┏━━
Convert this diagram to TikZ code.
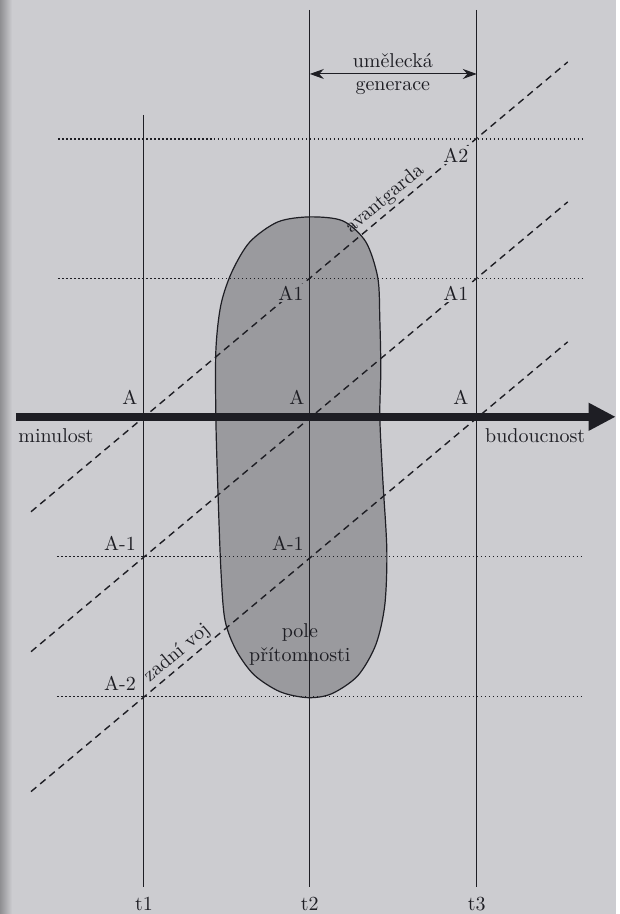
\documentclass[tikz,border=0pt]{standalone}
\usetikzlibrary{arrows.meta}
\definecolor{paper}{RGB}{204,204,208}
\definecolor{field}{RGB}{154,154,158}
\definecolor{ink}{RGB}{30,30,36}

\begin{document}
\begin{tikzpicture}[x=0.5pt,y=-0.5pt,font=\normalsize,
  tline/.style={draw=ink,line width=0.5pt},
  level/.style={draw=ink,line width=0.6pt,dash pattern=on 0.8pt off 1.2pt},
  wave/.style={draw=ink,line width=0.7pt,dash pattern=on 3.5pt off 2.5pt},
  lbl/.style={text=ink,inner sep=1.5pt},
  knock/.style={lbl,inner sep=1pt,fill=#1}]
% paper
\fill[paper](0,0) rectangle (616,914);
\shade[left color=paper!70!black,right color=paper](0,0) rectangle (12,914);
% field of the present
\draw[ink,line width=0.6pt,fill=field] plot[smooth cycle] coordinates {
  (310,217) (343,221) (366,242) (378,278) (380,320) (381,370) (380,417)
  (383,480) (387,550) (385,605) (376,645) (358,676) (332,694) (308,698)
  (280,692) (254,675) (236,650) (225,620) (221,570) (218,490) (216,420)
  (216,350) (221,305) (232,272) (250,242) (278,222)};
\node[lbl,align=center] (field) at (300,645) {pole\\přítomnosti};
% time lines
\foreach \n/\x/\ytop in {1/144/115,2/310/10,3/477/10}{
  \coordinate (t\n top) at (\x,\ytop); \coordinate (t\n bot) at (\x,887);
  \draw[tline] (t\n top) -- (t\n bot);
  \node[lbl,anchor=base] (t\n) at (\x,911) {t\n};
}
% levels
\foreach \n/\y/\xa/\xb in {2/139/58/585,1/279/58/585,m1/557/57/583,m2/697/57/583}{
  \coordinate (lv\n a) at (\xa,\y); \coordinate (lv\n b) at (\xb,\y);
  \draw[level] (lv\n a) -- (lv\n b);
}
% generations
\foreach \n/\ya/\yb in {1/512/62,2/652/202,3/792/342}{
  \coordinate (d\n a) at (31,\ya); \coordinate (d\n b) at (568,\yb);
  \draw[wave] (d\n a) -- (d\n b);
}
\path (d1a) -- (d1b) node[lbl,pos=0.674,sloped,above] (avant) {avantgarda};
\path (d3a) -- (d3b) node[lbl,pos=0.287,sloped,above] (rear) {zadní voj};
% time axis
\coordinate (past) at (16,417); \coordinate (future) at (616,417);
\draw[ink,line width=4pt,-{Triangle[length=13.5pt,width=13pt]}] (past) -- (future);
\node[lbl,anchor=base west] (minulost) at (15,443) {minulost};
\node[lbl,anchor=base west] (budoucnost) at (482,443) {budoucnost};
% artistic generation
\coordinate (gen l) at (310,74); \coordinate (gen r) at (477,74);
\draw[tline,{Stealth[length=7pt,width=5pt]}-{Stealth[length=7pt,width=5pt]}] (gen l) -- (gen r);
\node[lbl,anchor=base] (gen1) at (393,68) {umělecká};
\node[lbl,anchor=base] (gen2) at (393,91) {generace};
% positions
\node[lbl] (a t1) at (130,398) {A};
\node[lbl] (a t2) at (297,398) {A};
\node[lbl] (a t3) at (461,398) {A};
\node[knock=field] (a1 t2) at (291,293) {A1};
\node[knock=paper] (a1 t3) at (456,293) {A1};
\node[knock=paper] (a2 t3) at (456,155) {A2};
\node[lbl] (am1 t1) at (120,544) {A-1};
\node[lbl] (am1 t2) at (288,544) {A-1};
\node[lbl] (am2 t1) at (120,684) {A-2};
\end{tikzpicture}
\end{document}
┗━━
■ TO DO
Repeat the material above verbatim, with no pictures in the output.

■ ANSWER TO THE PROBLEM
Convert this diagram to TikZ code.
\documentclass[tikz,border=0pt]{standalone}
\usetikzlibrary{arrows.meta}
\definecolor{paper}{RGB}{204,204,208}
\definecolor{field}{RGB}{154,154,158}
\definecolor{ink}{RGB}{30,30,36}

\begin{document}
\begin{tikzpicture}[x=0.5pt,y=-0.5pt,font=\normalsize,
  tline/.style={draw=ink,line width=0.5pt},
  level/.style={draw=ink,line width=0.6pt,dash pattern=on 0.8pt off 1.2pt},
  wave/.style={draw=ink,line width=0.7pt,dash pattern=on 3.5pt off 2.5pt},
  lbl/.style={text=ink,inner sep=1.5pt},
  knock/.style={lbl,inner sep=1pt,fill=#1}]
% paper
\fill[paper](0,0) rectangle (616,914);
\shade[left color=paper!70!black,right color=paper](0,0) rectangle (12,914);
% field of the present
\draw[ink,line width=0.6pt,fill=field] plot[smooth cycle] coordinates {
  (310,217) (343,221) (366,242) (378,278) (380,320) (381,370) (380,417)
  (383,480) (387,550) (385,605) (376,645) (358,676) (332,694) (308,698)
  (280,692) (254,675) (236,650) (225,620) (221,570) (218,490) (216,420)
  (216,350) (221,305) (232,272) (250,242) (278,222)};
\node[lbl,align=center] (field) at (300,645) {pole\\přítomnosti};
% time lines
\foreach \n/\x/\ytop in {1/144/115,2/310/10,3/477/10}{
  \coordinate (t\n top) at (\x,\ytop); \coordinate (t\n bot) at (\x,887);
  \draw[tline] (t\n top) -- (t\n bot);
  \node[lbl,anchor=base] (t\n) at (\x,911) {t\n};
}
% levels
\foreach \n/\y/\xa/\xb in {2/139/58/585,1/279/58/585,m1/557/57/583,m2/697/57/583}{
  \coordinate (lv\n a) at (\xa,\y); \coordinate (lv\n b) at (\xb,\y);
  \draw[level] (lv\n a) -- (lv\n b);
}
% generations
\foreach \n/\ya/\yb in {1/512/62,2/652/202,3/792/342}{
  \coordinate (d\n a) at (31,\ya); \coordinate (d\n b) at (568,\yb);
  \draw[wave] (d\n a) -- (d\n b);
}
\path (d1a) -- (d1b) node[lbl,pos=0.674,sloped,above] (avant) {avantgarda};
\path (d3a) -- (d3b) node[lbl,pos=0.287,sloped,above] (rear) {zadní voj};
% time axis
\coordinate (past) at (16,417); \coordinate (future) at (616,417);
\draw[ink,line width=4pt,-{Triangle[length=13.5pt,width=13pt]}] (past) -- (future);
\node[lbl,anchor=base west] (minulost) at (15,443) {minulost};
\node[lbl,anchor=base west] (budoucnost) at (482,443) {budoucnost};
% artistic generation
\coordinate (gen l) at (310,74); \coordinate (gen r) at (477,74);
\draw[tline,{Stealth[length=7pt,width=5pt]}-{Stealth[length=7pt,width=5pt]}] (gen l) -- (gen r);
\node[lbl,anchor=base] (gen1) at (393,68) {umělecká};
\node[lbl,anchor=base] (gen2) at (393,91) {generace};
% positions
\node[lbl] (a t1) at (130,398) {A};
\node[lbl] (a t2) at (297,398) {A};
\node[lbl] (a t3) at (461,398) {A};
\node[knock=field] (a1 t2) at (291,293) {A1};
\node[knock=paper] (a1 t3) at (456,293) {A1};
\node[knock=paper] (a2 t3) at (456,155) {A2};
\node[lbl] (am1 t1) at (120,544) {A-1};
\node[lbl] (am1 t2) at (288,544) {A-1};
\node[lbl] (am2 t1) at (120,684) {A-2};
\end{tikzpicture}
\end{document}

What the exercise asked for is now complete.